In many ways it seems Bloomberg expected to walk in and have everyone thank him for being the future president. He quickly discovered that it isn’t that easy. However, would Bloomberg be an effective president? Well, it’s complicated.
There’s no denying his effectiveness. If you can say anything about Bloomberg, he gets things done. As mayor of New York City, he shaped the city into his image. He effectively shifted, and shaped whole neighborhoods to execute his ideas.
Under Bloomberg, 40% of the city was rezoned, and old disused factories and harbor buildings were turned into luxury apartments and nice neighborhoods. His administration built 40,000 buildings in the city and created iconic structures like the High Line. He cut murders by 65% and shootings by 53% in his 12-year tenure. It’s no exaggeration to say he helped pull New York City out of economic decline after 9/11, in the end giving the city a $2 billion surplus.
However, it’s not all high-rises and pretty suburban townhouses for Bloomberg: in many ways he has a very unpleasant legacy. His “stop and frisk” policy in NYC was incredibly controversial. In 12 years 5,081,689 people were frisked; in all precincts Latinx and Black citizens made up 50% of that number; in 32 precincts, they made up more than 90%.

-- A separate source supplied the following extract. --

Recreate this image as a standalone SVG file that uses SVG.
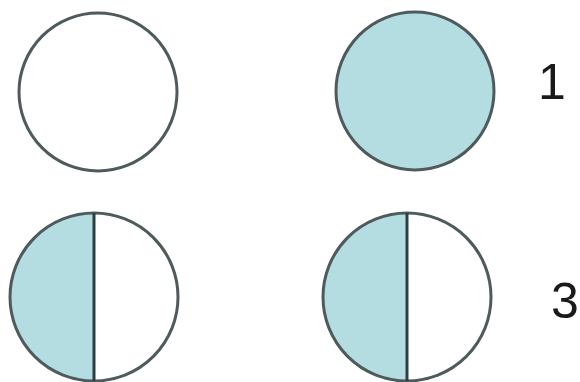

This was exacerbated by the fact that there is a frankly bigoted audio clip, in which Bloomberg says “95% of murders, murderers and murder victims fit one MO. You can just take a description, Xerox it and pass it out to all the cops. They are male, minorities, 16-25.” He also has a long history of sexist comments and behavior in the offices where he’s worked, including an allegation that during a colleague’s wedding he asked his female employees to perform oral sex as a wedding present.
This Bloomberg does not deserve to be in the running race. He came in late and is using his wealth to get himself in debates and flood the airwaves with political messaging. He’s spending millions to convince American voters that he’s the right choice and can beat Donald Trump. He may be able to, but only because he’s the Democratic mirror of him; a proud, misogynistic, prejudiced billionaire who thinks he can throw money at his problems to make them disappear. Well, the presidency is more elusive than that: time will tell if Bloomberg can grow out of his image and rise as the race’s frontrunner.